Season 1 was a kinky haunted-house/haunted-marriage story, with Ben and Vivien Harmon (Dylan McDermott and Connie Britton) trying to recover from his affair, in an L.A. mansion filled with the spirits of its murdered residents. Season 2, American Horror Story: Asylum, takes place in 1964 in a Catholic sanatorium for the criminally insane, presided over by a cane-wielding nun (Jessica Lange) and a depraved mad scientist (James Cromwell). It's The Exorcist meets Titicut Follies, with an intriguing theme of how sexual repression breeds violence. It also manages to work in a serial killing, vivisection and an alien abduction.

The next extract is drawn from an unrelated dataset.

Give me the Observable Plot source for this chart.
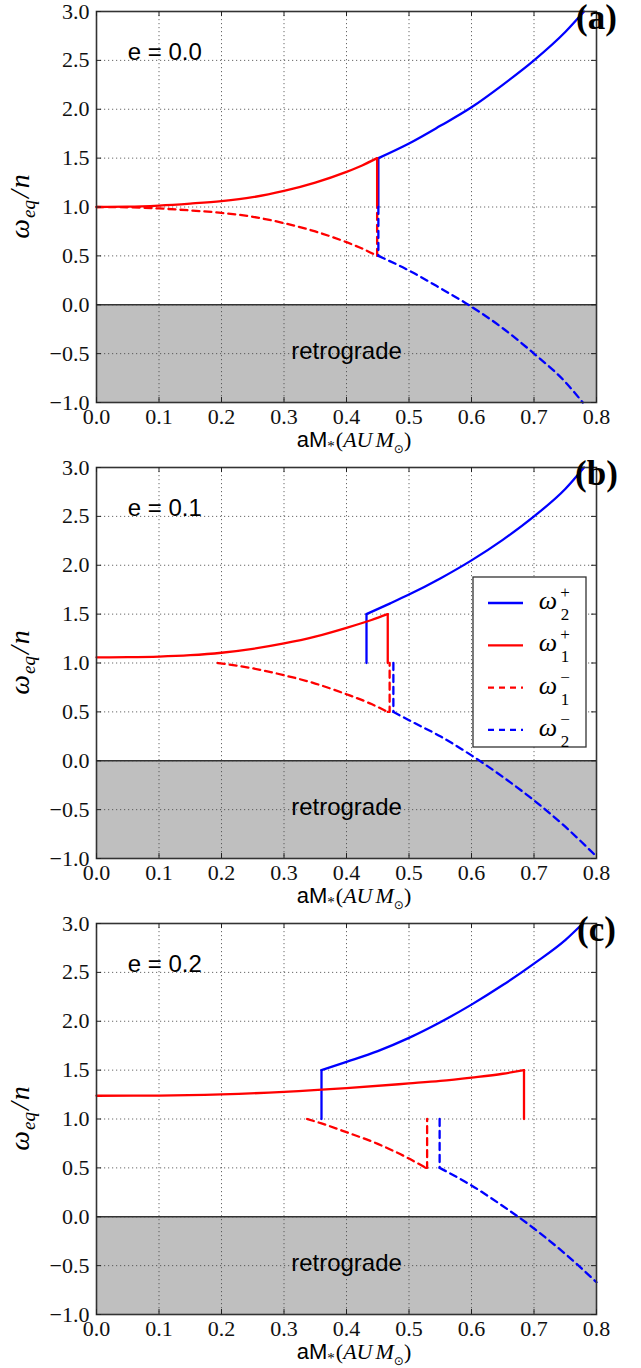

That's just in the first two episodes. Give it a week or two and maybe there'll be werewolves. AHS's ability to kill and resurrect itself before Murphian ennui sets in has kept it vital. To really enjoy Murphy's shows, you need to take their erraticness as a feature, not a bug. They may break down logically sooner or later, but at their best they work beyond logic, which is where AHS is happy to live (or die). The series is, to borrow a phrase from today's politics, an Etch A Sketch. It draws something baroque and outlandish, then shakes it up and starts again. Maybe it's the creation that you love best or maybe the destruction. Either way, just you wait: Ryan Murphy will have a new outrageous distraction for you, very soon.